The pizza in question originated in 1946 at Buddy’s Rendezvous (now known as Buddy’s Pizza) in Detroit, which opened during Prohibition as a speakeasy. While there’s some dispute as to the origins of the Buddy’s recipe, it was heavily influenced by Connie Piccinato, one of the employees at the time. She insisted the pepperoni be pressed into the dough, as her family had done back in Sicily. With kitchen supplies, including baking pans, hard to come by after World War II, Buddy’s made history by utilizing blue steel drip pans from automotive stores, putting a very Motor City touch on their pies. Blue steel’s remarkable heat transfer rates led to the pizza’s signature crisp edges and its durability means several of the original pans are still in use at Buddy’s today.

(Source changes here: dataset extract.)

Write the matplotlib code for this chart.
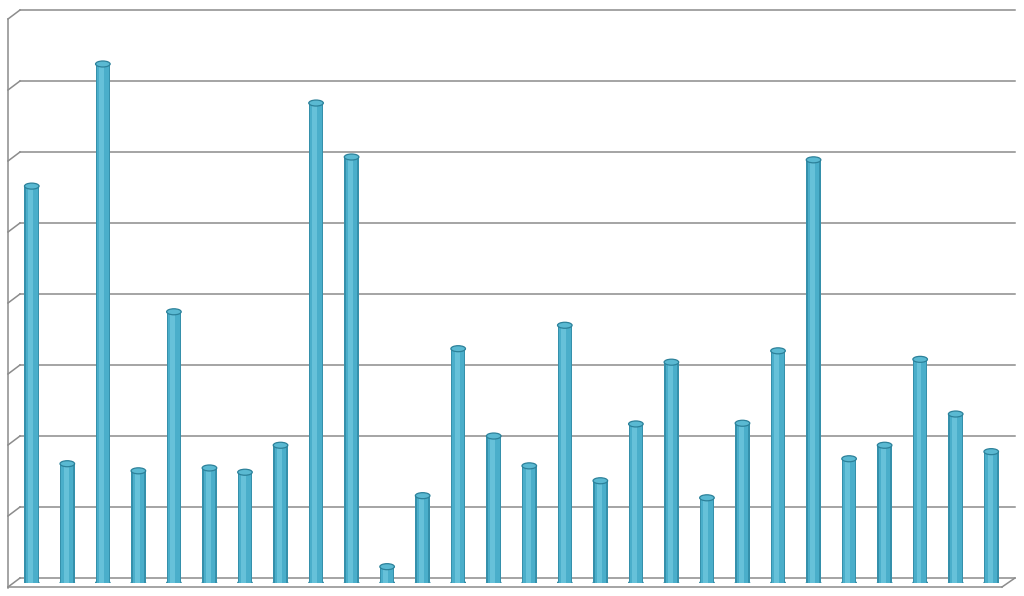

Hallmarks of a Detroit-style pizza include a fluffy, focaccia-like dough that’s pressed into a metal pan slicked with oil to ensure a crisp crust. The cheese (traditionally Wisconsin Brick) is cut into cubes or crumbled, never shredded, and the cheesy expansiveness stretches all the way to the edges of the pan. The pie remains in the oven until the perimeter cheese touching the pan just starts to char, resulting in a caramelized crust that causes fights to break out over the corner pieces. Pepperoni is first pressed into the crust beneath the cheese layer, followed by any other toppings and stripes of sauce.
While this style of pizza continued to gain popularity around the Detroit area, it didn’t extend far beyond the city limits until Detroit native Shawn Randazzo won the 2012 Las Vegas International Pizza Expo championship with his hometown’s signature pie. He started training others in the pizza industry to make it and since then it can be found in restaurants across the world, including Thailand and South Korea. Pizza Hut isn’t the only chain looking to explore this underappreciated frontier. Little Caesars was first on the Detroit pizza scene, introducing their “Deep!Deep!Dish” pizza in 2013.
So, does this mean you should rush to place an order with your local Pizza Hut and give it a try? Well, so far the reviews are rather middling, and Chris Powers, co-founder of Ivy and Coney’s in Washington D.C., probably put it best saying, “Anyone who grew up in Detroit would probably be offended.” Fortunately, those who don’t live near the Motor City can enjoy authentic Buddy’s Pizza anywhere in the US, because they ship frozen half-baked pies that you finish off in your home oven. However, you don’t need to rely on takeout to get a taste of this rectangular pie since it’s something you can make at home, no pizza stone required. King Arthur Baking company released their rendition of Detroit pizza last year that, while it works best in a metal pan, will also bring you very similar results in a 9-by-13-inch baking dish. We know what we’ll be making this weekend.